> _Requirements_:
Type out the complete listing below word for word, without its pictures.

> _Dataset content_:

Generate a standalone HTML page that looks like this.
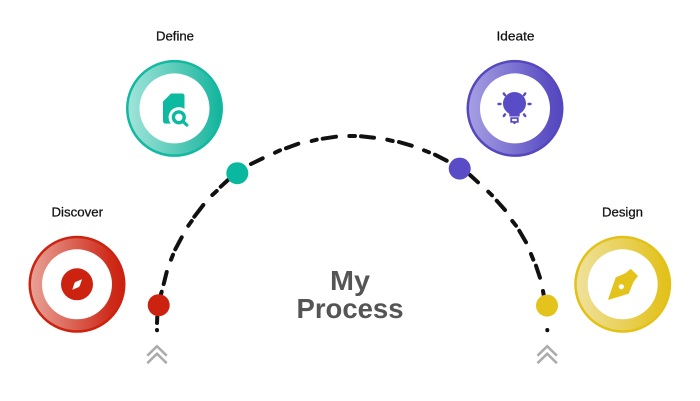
<!DOCTYPE html>
<html>
<head>
<meta charset="utf-8">
<style>
html,body{margin:0;padding:0;background:#fff;width:700px;height:401px;overflow:hidden}
svg{display:block}
text{font-family:"Liberation Sans",sans-serif}
</style>
</head>
<body>
<svg width="700" height="401" viewBox="0 0 700 401" xmlns="http://www.w3.org/2000/svg">
<defs>
<linearGradient id="gr" x1="0" y1="0" x2="1" y2="0"><stop offset="0" stop-color="#e8a196"/><stop offset="0.85" stop-color="#cf2d1c"/><stop offset="1" stop-color="#cc2210"/></linearGradient>
<linearGradient id="gt" x1="0" y1="0" x2="1" y2="0"><stop offset="0" stop-color="#a0e3d9"/><stop offset="0.85" stop-color="#2cbca6"/><stop offset="1" stop-color="#12b49c"/></linearGradient>
<linearGradient id="gp" x1="0" y1="0" x2="1" y2="0"><stop offset="0" stop-color="#a69ee3"/><stop offset="0.85" stop-color="#5d50c4"/><stop offset="1" stop-color="#5547bd"/></linearGradient>
<linearGradient id="gy" x1="0" y1="0" x2="1" y2="0"><stop offset="0" stop-color="#efe19c"/><stop offset="0.85" stop-color="#e4c52a"/><stop offset="1" stop-color="#e2c118"/></linearGradient>
</defs>

<!-- dashed arc -->
<g stroke="#111" stroke-width="4" stroke-linecap="round" fill="none">
<path d="M157.3 316.7L157 323M157 330L157 330.2"/>
<path d="M160.7 295L161.7 291.7M163.7 284L166.7 272M171 259.7L173 254.7M175.3 249.3L181.7 237.3M188.3 225.7L191.7 221M194.3 216.7L203.3 205M212.3 195L216.7 191M220.7 186.7L228 180"/>
<path d="M251 164L262.7 158.3M275 152.7L280 150.3M286 148.3L298.3 143.7M311.7 141L316.7 139.7M322.7 138.7L336 136.7M349.3 136L355 136M361 136.3L374 137.7M387.3 139.7L392.7 141M399 142L411.7 145.7M424 150.3L429 152.3M435 154.7L446.7 160.7"/>
<path d="M470 175L478 182.3M488.3 191.7L492 195.3M496.7 200.7L505 210M512.3 221L516 225.7M519.3 230.7L526 242.3M531 254L533.3 259.7M536 265.7L540 277.7M543 291L543.7 295"/>
<path d="M547.3 330L547.3 330.2"/>
</g>

<!-- path dots -->
<circle cx="158.7" cy="305.2" r="11" fill="#cc2210"/>
<circle cx="237.3" cy="173.2" r="11" fill="#0ab8a0"/>
<circle cx="459.7" cy="168.6" r="11" fill="#5a4cc6"/>
<circle cx="547" cy="305.6" r="11" fill="#e3c31c"/>

<!-- chevrons -->
<g stroke="#ababab" stroke-width="2.5" fill="none">
<path d="M147.3 355.7L157 346.2L166.7 355.7M147.3 363.2L157 353.7L166.7 363.2"/>
<path d="M537.5 355.7L547.2 346.2L556.9 355.7M537.5 363.2L547.2 353.7L556.9 363.2"/>
</g>

<!-- Discover -->
<circle cx="77" cy="284.3" r="48.5" fill="#cc2210"/>
<circle cx="77" cy="284.3" r="46" fill="url(#gr)"/>
<circle cx="77" cy="284.3" r="35" fill="#fff"/>
<circle cx="77" cy="284.3" r="16" fill="#cc2210"/>
<path d="M72.3 289.7L74.5 283Q75 282 76 281.8L82 279.2L79.8 285.8Q79.4 286.8 78.4 287.2Z" fill="#fff"/>

<!-- Define -->
<circle cx="174.5" cy="108.4" r="48.5" fill="#12b8a0"/>
<circle cx="174.5" cy="108.4" r="46" fill="url(#gt)"/>
<circle cx="174.5" cy="108.4" r="35" fill="#fff"/>
<path d="M171 93.5L182 93.5Q184.5 93.5 184.5 96L184.5 112L176 123.6L166 123.6Q163 123.6 163 120.6L163 101.5Z" fill="#0cb9a1"/>
<circle cx="178.8" cy="117.3" r="10.2" fill="#fff"/>
<circle cx="178.8" cy="117.3" r="5.4" fill="none" stroke="#0cb9a1" stroke-width="3.4"/>
<path d="M183 121.5L186.8 125" stroke="#0cb9a1" stroke-width="3.2" stroke-linecap="round"/>

<!-- Ideate -->
<circle cx="515" cy="108.4" r="48.5" fill="#5547bd"/>
<circle cx="515" cy="108.4" r="46" fill="url(#gp)"/>
<circle cx="515" cy="108.4" r="35" fill="#fff"/>
<path d="M509.3 116.5L509.3 113.8C505.3 111.3 503 107.7 503 103.5A11.5 11.5 0 0 1 526 103.5C526 107.7 523.7 111.3 519.7 113.8L519.7 116.5Z" fill="#5a4cc6"/>
<path d="M510.3 117.3H518.7V122.8H516.2L515 124H514L512.8 122.8H510.3Z" fill="#5a4cc6"/>
<rect x="512.2" y="118.9" width="4.6" height="2.2" fill="#fff"/>
<g stroke="#5a4cc6" stroke-width="2.4" stroke-linecap="round">
<path d="M498.5 104H500.5M528.5 104H530.5M503.8 93.5L505 95.2M525.2 93.5L524 95.2M503.8 116L505 114.4M525.2 116L524 114.4"/>
</g>

<!-- Design -->
<circle cx="622.7" cy="284.3" r="48.5" fill="#e2c118"/>
<circle cx="622.7" cy="284.3" r="46" fill="url(#gy)"/>
<circle cx="622.7" cy="284.3" r="35" fill="#fff"/>
<path d="M608.8 299.2L616.2 277.8L625.6 273.8L630.7 269.6L637.2 276L632.8 282L628.3 293.2Z" fill="#e3c31c" stroke="#e3c31c" stroke-width="1.2" stroke-linejoin="round"/>
<circle cx="621.3" cy="286.7" r="2.6" fill="#fff"/>

<!-- labels -->
<g fill="#111" stroke="#111" stroke-width="0.25" font-size="12.5">
<text x="51.5" y="216.5" textLength="51.5" lengthAdjust="spacingAndGlyphs">Discover</text>
<text x="156" y="40.5" textLength="38" lengthAdjust="spacingAndGlyphs">Define</text>
<text x="496.5" y="40.5" textLength="38" lengthAdjust="spacingAndGlyphs">Ideate</text>
<text x="602" y="216.5" textLength="41" lengthAdjust="spacingAndGlyphs">Design</text>
</g>

<!-- title -->
<g fill="#555" font-size="28" font-weight="bold">
<text x="330" y="290" textLength="40" lengthAdjust="spacingAndGlyphs">My</text>
<text x="296.5" y="318" textLength="107" lengthAdjust="spacingAndGlyphs">Process</text>
</g>
</svg>
</body>
</html>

> _Exercise answer_:
Generate a standalone HTML page that looks like this.
<!DOCTYPE html>
<html>
<head>
<meta charset="utf-8">
<style>
html,body{margin:0;padding:0;background:#fff;width:700px;height:401px;overflow:hidden}
svg{display:block}
text{font-family:"Liberation Sans",sans-serif}
</style>
</head>
<body>
<svg width="700" height="401" viewBox="0 0 700 401" xmlns="http://www.w3.org/2000/svg">
<defs>
<linearGradient id="gr" x1="0" y1="0" x2="1" y2="0"><stop offset="0" stop-color="#e8a196"/><stop offset="0.85" stop-color="#cf2d1c"/><stop offset="1" stop-color="#cc2210"/></linearGradient>
<linearGradient id="gt" x1="0" y1="0" x2="1" y2="0"><stop offset="0" stop-color="#a0e3d9"/><stop offset="0.85" stop-color="#2cbca6"/><stop offset="1" stop-color="#12b49c"/></linearGradient>
<linearGradient id="gp" x1="0" y1="0" x2="1" y2="0"><stop offset="0" stop-color="#a69ee3"/><stop offset="0.85" stop-color="#5d50c4"/><stop offset="1" stop-color="#5547bd"/></linearGradient>
<linearGradient id="gy" x1="0" y1="0" x2="1" y2="0"><stop offset="0" stop-color="#efe19c"/><stop offset="0.85" stop-color="#e4c52a"/><stop offset="1" stop-color="#e2c118"/></linearGradient>
</defs>

<!-- dashed arc -->
<g stroke="#111" stroke-width="4" stroke-linecap="round" fill="none">
<path d="M157.3 316.7L157 323M157 330L157 330.2"/>
<path d="M160.7 295L161.7 291.7M163.7 284L166.7 272M171 259.7L173 254.7M175.3 249.3L181.7 237.3M188.3 225.7L191.7 221M194.3 216.7L203.3 205M212.3 195L216.7 191M220.7 186.7L228 180"/>
<path d="M251 164L262.7 158.3M275 152.7L280 150.3M286 148.3L298.3 143.7M311.7 141L316.7 139.7M322.7 138.7L336 136.7M349.3 136L355 136M361 136.3L374 137.7M387.3 139.7L392.7 141M399 142L411.7 145.7M424 150.3L429 152.3M435 154.7L446.7 160.7"/>
<path d="M470 175L478 182.3M488.3 191.7L492 195.3M496.7 200.7L505 210M512.3 221L516 225.7M519.3 230.7L526 242.3M531 254L533.3 259.7M536 265.7L540 277.7M543 291L543.7 295"/>
<path d="M547.3 330L547.3 330.2"/>
</g>

<!-- path dots -->
<circle cx="158.7" cy="305.2" r="11" fill="#cc2210"/>
<circle cx="237.3" cy="173.2" r="11" fill="#0ab8a0"/>
<circle cx="459.7" cy="168.6" r="11" fill="#5a4cc6"/>
<circle cx="547" cy="305.6" r="11" fill="#e3c31c"/>

<!-- chevrons -->
<g stroke="#ababab" stroke-width="2.5" fill="none">
<path d="M147.3 355.7L157 346.2L166.7 355.7M147.3 363.2L157 353.7L166.7 363.2"/>
<path d="M537.5 355.7L547.2 346.2L556.9 355.7M537.5 363.2L547.2 353.7L556.9 363.2"/>
</g>

<!-- Discover -->
<circle cx="77" cy="284.3" r="48.5" fill="#cc2210"/>
<circle cx="77" cy="284.3" r="46" fill="url(#gr)"/>
<circle cx="77" cy="284.3" r="35" fill="#fff"/>
<circle cx="77" cy="284.3" r="16" fill="#cc2210"/>
<path d="M72.3 289.7L74.5 283Q75 282 76 281.8L82 279.2L79.8 285.8Q79.4 286.8 78.4 287.2Z" fill="#fff"/>

<!-- Define -->
<circle cx="174.5" cy="108.4" r="48.5" fill="#12b8a0"/>
<circle cx="174.5" cy="108.4" r="46" fill="url(#gt)"/>
<circle cx="174.5" cy="108.4" r="35" fill="#fff"/>
<path d="M171 93.5L182 93.5Q184.5 93.5 184.5 96L184.5 112L176 123.6L166 123.6Q163 123.6 163 120.6L163 101.5Z" fill="#0cb9a1"/>
<circle cx="178.8" cy="117.3" r="10.2" fill="#fff"/>
<circle cx="178.8" cy="117.3" r="5.4" fill="none" stroke="#0cb9a1" stroke-width="3.4"/>
<path d="M183 121.5L186.8 125" stroke="#0cb9a1" stroke-width="3.2" stroke-linecap="round"/>

<!-- Ideate -->
<circle cx="515" cy="108.4" r="48.5" fill="#5547bd"/>
<circle cx="515" cy="108.4" r="46" fill="url(#gp)"/>
<circle cx="515" cy="108.4" r="35" fill="#fff"/>
<path d="M509.3 116.5L509.3 113.8C505.3 111.3 503 107.7 503 103.5A11.5 11.5 0 0 1 526 103.5C526 107.7 523.7 111.3 519.7 113.8L519.7 116.5Z" fill="#5a4cc6"/>
<path d="M510.3 117.3H518.7V122.8H516.2L515 124H514L512.8 122.8H510.3Z" fill="#5a4cc6"/>
<rect x="512.2" y="118.9" width="4.6" height="2.2" fill="#fff"/>
<g stroke="#5a4cc6" stroke-width="2.4" stroke-linecap="round">
<path d="M498.5 104H500.5M528.5 104H530.5M503.8 93.5L505 95.2M525.2 93.5L524 95.2M503.8 116L505 114.4M525.2 116L524 114.4"/>
</g>

<!-- Design -->
<circle cx="622.7" cy="284.3" r="48.5" fill="#e2c118"/>
<circle cx="622.7" cy="284.3" r="46" fill="url(#gy)"/>
<circle cx="622.7" cy="284.3" r="35" fill="#fff"/>
<path d="M608.8 299.2L616.2 277.8L625.6 273.8L630.7 269.6L637.2 276L632.8 282L628.3 293.2Z" fill="#e3c31c" stroke="#e3c31c" stroke-width="1.2" stroke-linejoin="round"/>
<circle cx="621.3" cy="286.7" r="2.6" fill="#fff"/>

<!-- labels -->
<g fill="#111" stroke="#111" stroke-width="0.25" font-size="12.5">
<text x="51.5" y="216.5" textLength="51.5" lengthAdjust="spacingAndGlyphs">Discover</text>
<text x="156" y="40.5" textLength="38" lengthAdjust="spacingAndGlyphs">Define</text>
<text x="496.5" y="40.5" textLength="38" lengthAdjust="spacingAndGlyphs">Ideate</text>
<text x="602" y="216.5" textLength="41" lengthAdjust="spacingAndGlyphs">Design</text>
</g>

<!-- title -->
<g fill="#555" font-size="28" font-weight="bold">
<text x="330" y="290" textLength="40" lengthAdjust="spacingAndGlyphs">My</text>
<text x="296.5" y="318" textLength="107" lengthAdjust="spacingAndGlyphs">Process</text>
</g>
</svg>
</body>
</html>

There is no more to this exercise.